§ **WORK TO COMPLETE**
Copy out the material below in full, but not its images.
----------------
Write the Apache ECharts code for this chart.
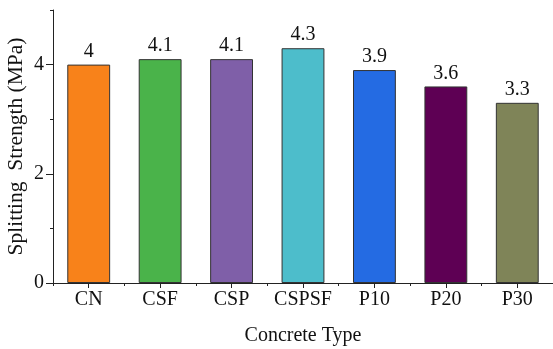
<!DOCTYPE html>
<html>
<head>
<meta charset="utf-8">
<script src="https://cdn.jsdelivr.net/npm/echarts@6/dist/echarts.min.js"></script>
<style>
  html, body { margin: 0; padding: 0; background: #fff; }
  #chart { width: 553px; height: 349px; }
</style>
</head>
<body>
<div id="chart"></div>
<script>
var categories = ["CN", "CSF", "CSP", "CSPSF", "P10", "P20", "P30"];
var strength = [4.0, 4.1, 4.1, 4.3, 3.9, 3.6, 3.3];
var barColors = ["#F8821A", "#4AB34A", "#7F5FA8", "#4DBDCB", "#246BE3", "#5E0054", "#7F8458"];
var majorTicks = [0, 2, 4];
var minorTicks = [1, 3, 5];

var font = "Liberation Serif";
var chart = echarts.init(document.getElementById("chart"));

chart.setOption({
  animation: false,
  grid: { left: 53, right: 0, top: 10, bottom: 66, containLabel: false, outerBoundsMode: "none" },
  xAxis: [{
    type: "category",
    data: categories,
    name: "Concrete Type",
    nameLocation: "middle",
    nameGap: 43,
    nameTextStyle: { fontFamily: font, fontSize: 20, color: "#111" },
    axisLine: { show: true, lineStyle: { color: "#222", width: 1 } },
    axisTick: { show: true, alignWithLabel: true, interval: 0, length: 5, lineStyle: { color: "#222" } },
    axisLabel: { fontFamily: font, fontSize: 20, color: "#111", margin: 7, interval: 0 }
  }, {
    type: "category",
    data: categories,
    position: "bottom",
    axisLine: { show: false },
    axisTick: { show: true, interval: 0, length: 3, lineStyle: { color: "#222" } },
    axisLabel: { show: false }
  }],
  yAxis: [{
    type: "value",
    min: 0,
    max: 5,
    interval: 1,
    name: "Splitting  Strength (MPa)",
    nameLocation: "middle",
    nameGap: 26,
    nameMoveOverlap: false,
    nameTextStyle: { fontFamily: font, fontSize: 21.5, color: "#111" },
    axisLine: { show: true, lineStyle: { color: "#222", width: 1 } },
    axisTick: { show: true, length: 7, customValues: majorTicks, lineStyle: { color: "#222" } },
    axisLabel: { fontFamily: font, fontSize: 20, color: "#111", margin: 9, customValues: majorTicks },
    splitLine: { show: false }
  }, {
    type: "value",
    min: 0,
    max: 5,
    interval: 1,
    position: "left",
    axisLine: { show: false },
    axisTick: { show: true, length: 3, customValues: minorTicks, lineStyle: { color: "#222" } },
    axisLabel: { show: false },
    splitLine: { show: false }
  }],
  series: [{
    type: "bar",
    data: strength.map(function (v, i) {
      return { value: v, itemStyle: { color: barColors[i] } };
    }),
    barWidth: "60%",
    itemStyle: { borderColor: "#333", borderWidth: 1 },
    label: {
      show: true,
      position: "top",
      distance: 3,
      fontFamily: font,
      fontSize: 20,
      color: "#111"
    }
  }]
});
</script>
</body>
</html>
----------------
§ **RESULT OF THIS EXERCISE**
Write the Apache ECharts code for this chart.
<!DOCTYPE html>
<html>
<head>
<meta charset="utf-8">
<script src="https://cdn.jsdelivr.net/npm/echarts@6/dist/echarts.min.js"></script>
<style>
  html, body { margin: 0; padding: 0; background: #fff; }
  #chart { width: 553px; height: 349px; }
</style>
</head>
<body>
<div id="chart"></div>
<script>
var categories = ["CN", "CSF", "CSP", "CSPSF", "P10", "P20", "P30"];
var strength = [4.0, 4.1, 4.1, 4.3, 3.9, 3.6, 3.3];
var barColors = ["#F8821A", "#4AB34A", "#7F5FA8", "#4DBDCB", "#246BE3", "#5E0054", "#7F8458"];
var majorTicks = [0, 2, 4];
var minorTicks = [1, 3, 5];

var font = "Liberation Serif";
var chart = echarts.init(document.getElementById("chart"));

chart.setOption({
  animation: false,
  grid: { left: 53, right: 0, top: 10, bottom: 66, containLabel: false, outerBoundsMode: "none" },
  xAxis: [{
    type: "category",
    data: categories,
    name: "Concrete Type",
    nameLocation: "middle",
    nameGap: 43,
    nameTextStyle: { fontFamily: font, fontSize: 20, color: "#111" },
    axisLine: { show: true, lineStyle: { color: "#222", width: 1 } },
    axisTick: { show: true, alignWithLabel: true, interval: 0, length: 5, lineStyle: { color: "#222" } },
    axisLabel: { fontFamily: font, fontSize: 20, color: "#111", margin: 7, interval: 0 }
  }, {
    type: "category",
    data: categories,
    position: "bottom",
    axisLine: { show: false },
    axisTick: { show: true, interval: 0, length: 3, lineStyle: { color: "#222" } },
    axisLabel: { show: false }
  }],
  yAxis: [{
    type: "value",
    min: 0,
    max: 5,
    interval: 1,
    name: "Splitting  Strength (MPa)",
    nameLocation: "middle",
    nameGap: 26,
    nameMoveOverlap: false,
    nameTextStyle: { fontFamily: font, fontSize: 21.5, color: "#111" },
    axisLine: { show: true, lineStyle: { color: "#222", width: 1 } },
    axisTick: { show: true, length: 7, customValues: majorTicks, lineStyle: { color: "#222" } },
    axisLabel: { fontFamily: font, fontSize: 20, color: "#111", margin: 9, customValues: majorTicks },
    splitLine: { show: false }
  }, {
    type: "value",
    min: 0,
    max: 5,
    interval: 1,
    position: "left",
    axisLine: { show: false },
    axisTick: { show: true, length: 3, customValues: minorTicks, lineStyle: { color: "#222" } },
    axisLabel: { show: false },
    splitLine: { show: false }
  }],
  series: [{
    type: "bar",
    data: strength.map(function (v, i) {
      return { value: v, itemStyle: { color: barColors[i] } };
    }),
    barWidth: "60%",
    itemStyle: { borderColor: "#333", borderWidth: 1 },
    label: {
      show: true,
      position: "top",
      distance: 3,
      fontFamily: font,
      fontSize: 20,
      color: "#111"
    }
  }]
});
</script>
</body>
</html>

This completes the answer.